2、tf.feature_column.categorical_column_with_vocabulary_file

In [None]:
# Given input "feature_name_from_input_fn" which is a string,
# create a categorical feature by mapping the input to one of
# the elements in the vocabulary list.
vocabulary_feature_column = tf.feature_column.categorical_column_with_vocabulary_list(
        key=feature_name_from_input_fn,
        vocabulary_list=["kitchenware", "electronics", "sports"])

In [None]:
# Given input "feature_name_from_input_fn" which is a string,
# create a categorical feature to our model by mapping the input to one of
# the elements in the vocabulary file
vocabulary_feature_column =
    tf.feature_column.categorical_column_with_vocabulary_file(
        key=feature_name_from_input_fn,
        vocabulary_file="product_class.txt",
        vocabulary_size=3)

# 经过哈希处理的列
到目前为止，我们处理的示例都包含很少的类别。例如，我们的 product_class 示例只有 3 个类别。但是通常，类别的数量非常大，以至于无法为每个词汇或整数设置单独的类别，因为这会消耗太多内存。对于此类情况，我们可以反问自己：“我愿意为我的输入设置多少类别？”实际上，tf.feature_column.categorical_column_with_hash_bucket 函数使您能够指定类别的数量。对于这种类型的特征列，模型会计算输入的哈希值，然后使用模运算符将其置于其中一个 hash_bucket_size 类别中

In [None]:
# pseudocode
feature_id = hash(raw_feature) % hash_buckets_size

In [None]:
hashed_feature_column =
    tf.feature_column.categorical_column_with_hash_bucket(
        key = "some_feature",
        hash_buckets_size = 100) # The number of categories

# 组合列
通过将多个特征组合为一个特征（称为特征组合），模型可学习每个特征组合的单独权重。

In [None]:
def make_dataset(latitude, longitude, labels):
    assert latitude.shape == longitude.shape == labels.shape

    features = {'latitude': latitude.flatten(),
                'longitude': longitude.flatten()}
    labels=labels.flatten()

    return tf.data.Dataset.from_tensor_slices((features, labels))

# Bucketize the latitude and longitude usig the `edges`
latitude_bucket_fc = tf.feature_column.bucketized_column(
    tf.feature_column.numeric_column('latitude'),
    list(atlanta.latitude.edges))

longitude_bucket_fc = tf.feature_column.bucketized_column(
    tf.feature_column.numeric_column('longitude'),
    list(atlanta.longitude.edges))

# Cross the bucketized columns, using 5000 hash bins.
crossed_lat_lon_fc = tf.feature_column.crossed_column(
    [latitude_bucket_fc, longitude_bucket_fc], 5000)

fc = [
    latitude_bucket_fc,
    longitude_bucket_fc,
    crossed_lat_lon_fc]

# Build and train the Estimator.
est = tf.estimator.LinearRegressor(fc, ...)

# 指标列和嵌入列
指标列和嵌入列从不直接处理特征，而是将分类列视为输入。
指标列将每个类别视为独热矢量中的一个元素，其中匹配类别的值为 1，其余类别为 0

嵌入列并非将数据表示为很多维度的独热矢量，而是将数据表示为低维度普通矢量，其中每个单元格可以包含任意数字，而不仅仅是 0 或 1。通过使每个单元格能够包含更丰富的数字，嵌入列包含的单元格数量远远少于指标列。

In [None]:
categorical_column = ... # Create any type of categorical column.

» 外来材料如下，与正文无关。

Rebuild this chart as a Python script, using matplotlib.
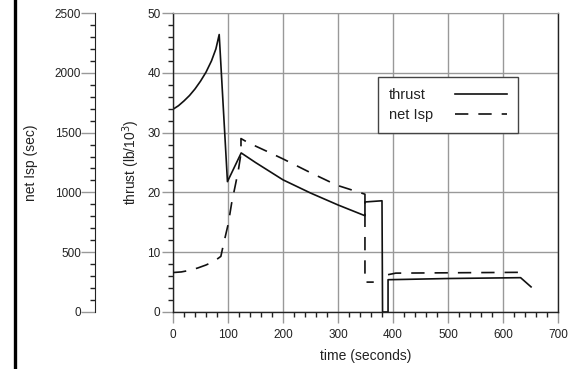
import numpy as np
import matplotlib.pyplot as plt
from matplotlib.lines import Line2D
from matplotlib.ticker import MultipleLocator

plt.rcParams['font.family'] = ['Liberation Sans', 'DejaVu Sans']

# thrust (lb/10^3) vs time (s)
thrust_t = [0, 10, 20, 30, 40, 50, 60, 70, 78, 84, 99, 124, 150, 200, 250, 300, 349,
            349, 380, 381, 391, 391, 420, 500, 632, 651]
thrust_v = [33.9, 34.5, 35.3, 36.2, 37.3, 38.6, 40.1, 42.0, 44.0, 46.4, 21.8, 26.6, 25.0, 22.1, 19.9, 17.9, 16.1,
            18.4, 18.6, 0, 0, 5.4, 5.45, 5.6, 5.74, 4.2]

# net Isp (sec) vs time (s)
isp_t = [0, 15, 30, 45, 60, 75, 87, 91.5, 100.6, 106.6, 114, 118.8, 123.6, 123.6, 137, 170, 200, 250, 298, 349,
         349, 365, 378, 391, 405, 645]
isp_v = [330, 335, 348, 368, 393, 425, 465, 560, 740, 910, 1075, 1185, 1325, 1450, 1415, 1345, 1280, 1165, 1060, 985,
         250, 250, np.nan, 312, 325, 332]

W, H = 578, 369
fig = plt.figure(figsize=(W / 100, H / 100), dpi=100)
ax = fig.add_axes([173 / W, 1 - 312 / H, 385 / W, 299 / H])
ax2 = ax.twinx()

grid_c = '#999999'
dark = '#222222'

ax.set_xlim(0, 700)
ax.set_ylim(0, 50)
ax.xaxis.set_major_locator(MultipleLocator(100))
ax.xaxis.set_minor_locator(MultipleLocator(20))
ax.yaxis.set_major_locator(MultipleLocator(10))
ax.yaxis.set_minor_locator(MultipleLocator(2))
ax.grid(True, which='major', color=grid_c, lw=1.0)
ax.tick_params(which='major', length=8, width=1, color=grid_c, labelsize=8.5, labelcolor=dark)
ax.tick_params(axis='y', which='major', pad=1)
ax.tick_params(axis='x', which='major', pad=4)
ax.tick_params(which='minor', length=3.6, width=1, color=dark)
ax.spines['top'].set_color(grid_c)
for s in ['left', 'bottom', 'right']:
    ax.spines[s].set_color(dark)
    ax.spines[s].set_linewidth(1.0)

ax2.set_ylim(0, 2500)
ax2.yaxis.tick_left()
ax2.yaxis.set_label_position('left')
ax2.spines['left'].set_position(('outward', 78 * 0.72))
for s in ['right', 'top', 'bottom']:
    ax2.spines[s].set_visible(False)
ax2.spines['left'].set_color(dark)
ax2.yaxis.set_major_locator(MultipleLocator(500))
ax2.yaxis.set_minor_locator(MultipleLocator(100))
ax2.tick_params(which='major', length=10, width=1, color=grid_c, labelsize=8.5, labelcolor=dark, pad=0)
ax2.tick_params(which='minor', length=3.6, width=1, color=dark)

l1, = ax.plot(thrust_t, thrust_v, color='#111111', lw=1.2, label='thrust')
l2, = ax2.plot(isp_t, isp_v, color='#111111', lw=1.2, dashes=(8, 6), label='net Isp')

ax.set_xlabel('time (seconds)', fontsize=10, color=dark, labelpad=6)
ax.set_ylabel('thrust (lb/10$^3$)', fontsize=10, color=dark, labelpad=4)
ax2.set_ylabel('net Isp (sec)', fontsize=10, color=dark, labelpad=12)

leg = ax2.legend([l1, l2], ['thrust', 'net Isp'], loc='upper left', bbox_to_anchor=(0.532, 0.786),
                 markerfirst=False, handlelength=3.6, fontsize=10.5, fancybox=False, framealpha=1,
                 edgecolor='#444444', borderpad=0.75, labelspacing=0.4, handletextpad=1.5,
                 borderaxespad=0)
leg.get_frame().set_linewidth(1.0)
for t in leg.get_texts():
    t.set_color(dark)

# left-align legend labels while keeping the line samples lined up
fig.canvas.draw()
widths = [t.get_window_extent().width for t in leg.get_texts()]
wmax = max(widths)
k = 0
for col in leg._legend_handle_box.get_children():
    col.align = 'left'
    for item in col.get_children():
        item.sep += (wmax - widths[k]) * 72 / fig.dpi
        k += 1

fig.add_artist(Line2D([14.5 / W, 14.5 / W], [0, 1], color='black', lw=2.4))

fig.savefig('out.png', dpi=100)
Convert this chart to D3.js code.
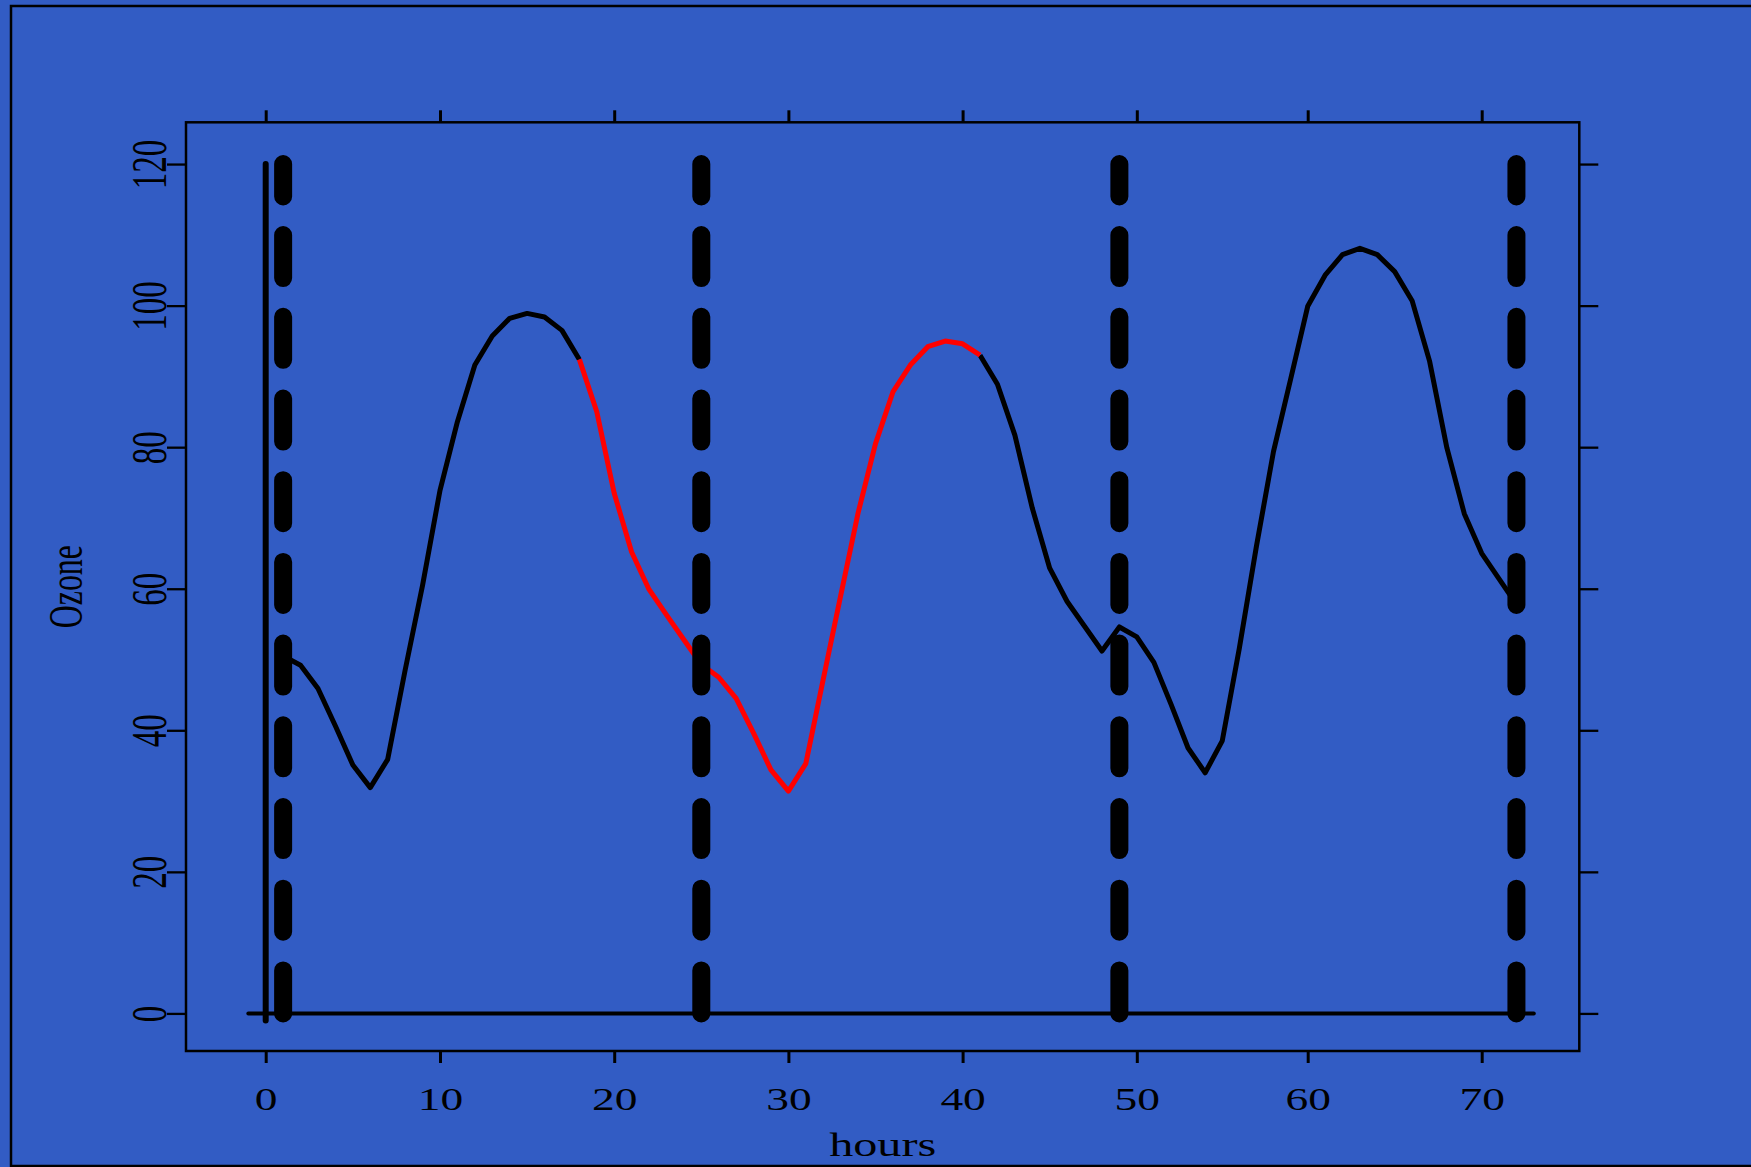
<!DOCTYPE html>
<html>
<head>
<meta charset="utf-8">
<script src="https://cdn.jsdelivr.net/npm/d3@7"></script>
<style>
  html, body { margin: 0; padding: 0; background: #325cc4; }
  svg { display: block; }
  text { font-family: "Liberation Serif", "Times New Roman", serif; fill: #000; }
</style>
</head>
<body>
<svg id="chart" width="1751" height="1167"></svg>
<script>
// hourly ozone readings, hour 1 .. 72
const ozone = [
    50.5, 49.2, 45.9, 40.6, 35.1, 31.9, 35.9, 48.5, 60.5, 73.9, 83.6, 91.6,
    95.7, 98.2, 98.9, 98.4, 96.5, 92.4, 85.0, 73.5, 65.2, 59.9, 56.3, 52.8,
    49.3, 47.5, 44.5, 39.6, 34.4, 31.4, 35.3, 47.2, 59.0, 70.7, 80.5, 87.8,
    91.6, 94.2, 95.0, 94.6, 93.0, 88.9, 81.7, 71.4, 62.9, 58.2, 54.7, 51.2,
    54.6, 53.2, 49.6, 43.7, 37.5, 34.0, 38.5, 51.6, 66.0, 79.4, 89.6, 99.9,
    104.3, 107.2, 108.1, 107.2, 104.8, 100.7, 92.2, 79.9, 70.6, 65.0, 61.4, 57.8
]
const hours = ozone.map((_, i) => i + 1)

const highlight = [18, 41]          // hours drawn in red
const dayMarks = [1, 25, 49, 72]    // thick dashed verticals
const xTicks = [0, 10, 20, 30, 40, 50, 60, 70]
const yTicks = [0, 20, 40, 60, 80, 100, 120]

const svg = d3.select("#chart")
const blue = "#325cc4"

svg.append("rect")
    .attr("width", 1751).attr("height", 1167)
    .attr("fill", blue)

// figure frame (runs off the right edge)
svg.append("rect")
    .attr("x", 11).attr("y", 6)
    .attr("width", 1800).attr("height", 1160)
    .attr("fill", "none").attr("stroke", "#000").attr("stroke-width", 2.5)

// the original raster is not quite evenly spaced, so pin the scale at each tick
const x = d3.scaleLinear(
    [-4.59, 0, 10, 20, 30, 40, 50, 60, 70, 75.62],
    [186, 265.7, 440, 614.2, 788.4, 962.6, 1136.8, 1307.7, 1481.7, 1579.3])
const y = d3.scaleLinear([-5.31, 125.9], [1051, 122.3])

const plotLeft = 186, plotRight = 1579.3, plotTop = 122.3, plotBottom = 1051

// plot box
svg.append("rect")
    .attr("x", plotLeft).attr("y", plotTop)
    .attr("width", plotRight - plotLeft)
    .attr("height", plotBottom - plotTop)
    .attr("fill", "none").attr("stroke", "#000").attr("stroke-width", 2.5)

const styleAxis = (g, w) => {
    g.select(".domain").remove()
    g.selectAll(".tick line").attr("stroke", "#000").attr("stroke-width", w)
}

svg.append("g")
    .attr("transform", `translate(0, ${plotBottom})`)
    .call(d3.axisBottom(x).tickValues(xTicks).tickSize(12))
    .call(g => styleAxis(g, 3))
    .call(g => g.selectAll(".tick text")
        .attr("y", null).attr("dy", null)
        .attr("font-size", 32)
        .attr("transform", "translate(0, 59) scale(1.42, 1)"))

svg.append("g")
    .attr("transform", `translate(0, ${plotTop})`)
    .call(d3.axisTop(x).tickValues(xTicks).tickSize(12).tickFormat(""))
    .call(g => styleAxis(g, 3))

svg.append("g")
    .attr("transform", `translate(${plotLeft}, 0)`)
    .call(d3.axisLeft(y).tickValues(yTicks).tickSize(19))
    .call(g => styleAxis(g, 2.3))
    .call(g => g.selectAll(".tick text")
        .attr("x", null).attr("dy", null)
        .attr("text-anchor", "middle")
        .attr("font-size", 33)
        .attr("transform", "translate(-20, 0) scale(1.52, 1) rotate(-90)"))

svg.append("g")
    .attr("transform", `translate(${plotRight}, 0)`)
    .call(d3.axisRight(y).tickValues(yTicks).tickSize(19).tickFormat(""))
    .call(g => styleAxis(g, 2.3))

svg.append("text")
    .attr("text-anchor", "middle")
    .attr("font-size", 33)
    .attr("transform", `translate(${(plotLeft + plotRight) / 2}, 1156) scale(1.46, 1)`)
    .text("hours")

svg.append("text")
    .attr("text-anchor", "middle")
    .attr("font-size", 31.8)
    .attr("transform", `translate(81.7, ${(plotTop + plotBottom) / 2}) scale(1.52, 1) rotate(-90)`)
    .text("Ozone")

const line = d3.line().x(d => x(d[0])).y(d => y(d[1]))

// reference lines at zero
svg.append("path")
    .attr("d", line([[-1, 0], [73, 0]]))
    .attr("stroke", "#000").attr("stroke-width", 4)
    .attr("stroke-linecap", "round").attr("fill", "none")

svg.append("path")
    .attr("d", line([[0, -1], [0, 120]]))
    .attr("stroke", "#000").attr("stroke-width", 6)
    .attr("stroke-linecap", "round").attr("fill", "none")

// ozone curve, black outside highlight, red inside
const pts = hours.map((h, i) => [h, ozone[i]])
const segments = [
    {data: pts.filter(d => d[0] <= highlight[0]), color: "#000"},
    {data: pts.filter(d => d[0] >= highlight[1]), color: "#000"},
    {data: pts.filter(d => d[0] >= highlight[0] && d[0] <= highlight[1]), color: "#ff0000"},
]

svg.append("g")
    .selectAll("path")
    .data(segments)
    .join("path")
    .attr("d", d => line(d.data))
    .attr("stroke", d => d.color)
    .attr("stroke-width", 5)
    .attr("stroke-linejoin", "round")
    .attr("fill", "none")

// day boundaries
svg.append("g")
    .selectAll("path")
    .data(dayMarks)
    .join("path")
    .attr("d", d => line([[d, 0], [d, 120]]))
    .attr("stroke", "#000")
    .attr("stroke-width", 18)
    .attr("stroke-linecap", "round")
    .attr("stroke-dasharray", "43,38.7")
    .attr("fill", "none")
</script>
</body>
</html>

# Represent the categorical column as an indicator column.
indicator_column = tf.feature_column.indicator_column(categorical_column)

In [None]:
categorical_column = ... # Create any categorical column

# Represent the categorical column as an embedding column.
# This means creating a one-hot vector with one element for each category.
embedding_column = tf.feature_column.embedding_column(
    categorical_column=categorical_column,
    dimension=dimension_of_embedding_vector)

# 将特征列传递给 Estimator
将特征列传递给 Estimator
如下面的列表所示，并非所有 Estimator 都支持所有类型的 feature_columns 参数：

    LinearClassifier 和 LinearRegressor：接受所有类型的特征列。

    DNNClassifier 和 DNNRegressor：只接受密集列。其他类型的列必须封装在 indicator_column 或 embedding_column 中。

    DNNLinearCombinedClassifier 和 DNNLinearCombinedRegressor：

    linear_feature_columns 参数接受任何类型的特征列。

    dnn_feature_columns 参数只接受密集列。